Torrie Groening, born in 1961 in Port Alberni, British Columbia, is a photographer and artist based out of Vancouver, British Columbia, Canada. Her art practices include drawing, painting, printmaking, and installation art. Groening is an alumna of the Visual Arts department of The Banff Centre and attended Emily Carr College of Art & Design (now called Emily Carr University of Art and Design) where she studied printmaking.

== Education and career ==
In 1978 Torrie Groening attended The Banff Centre, in Banff, Alberta, followed by courses at Langara College in Vancouver, which lead her to completing her degree, graduating from the Emily Carr Institute of Art and Design in 1983. After graduating, Groening became a member of the Malaspina Printmakers Society of Vancouver and exhibited her work at the Dundarave Print workshop. In 1984, a watershed date in the artist's career, Groening's work was included at the Pressing Matters: Prints by BC Artists exhibition at the Surrey Art Gallery.

Groening worked as a printmaking instructor at Open Studio in Toronto, Ontario later becoming the Director of the Lithography section in 1986. During her time in Toronto Groening worked alongside Janet Cardiff, Harold Klunder, Don Holman, and Otis Tamasausken. In 1989 she went on to teach printmaking at the University of Guelf. That same year she returned to her home of British Columbia, back to Vancouver where she established a printmaking studio called Prior Editions Studios which she ran until 1999. In the 1990s, Groening took on teaching work at both the University of Victoria and Emily Carr Institute of Art and Design. Further along in her career Groening worked with artists including Molly Bobak, Carel Moiseiwitsch, Toni Onley, Gathie Falk, Takao Tanabe, Gordon Smith, Doug Biden, Joe Average, and Jack Shadbolt.
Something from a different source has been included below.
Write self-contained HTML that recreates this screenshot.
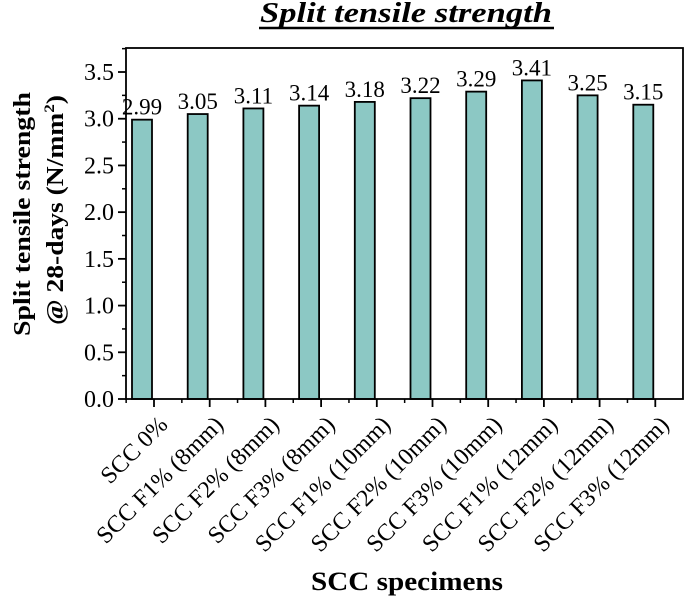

After the closure of her printmaking studio in 1999, Groening moved to San Francisco, California in the United States of America, where the artist joined the Achenbach Graphic Arts Council Board within the Fine Arts Museums of San Francisco and continued her printmaking practices.

== Exhibitions ==
Torrie Groening's CV documents numerous solo and group exhibitions. Her work has been shown at the Vancouver based Capture Photo Festival in 2015, 2017, 2018, and 2019. In partnership with Art Rental & Sales at the Vancouver Art Gallery, Groening exhibited Out of Studio at the Listel Hotel Vancouver in 2017. Her work is also in the permanent collections of such galleries and institutions as the Vancouver Art Gallery, the Morris and Helen Belkin Art Gallery, the Burnaby Art Gallery, the Surrey Art Gallery, and the Art Gallery of Hamilton.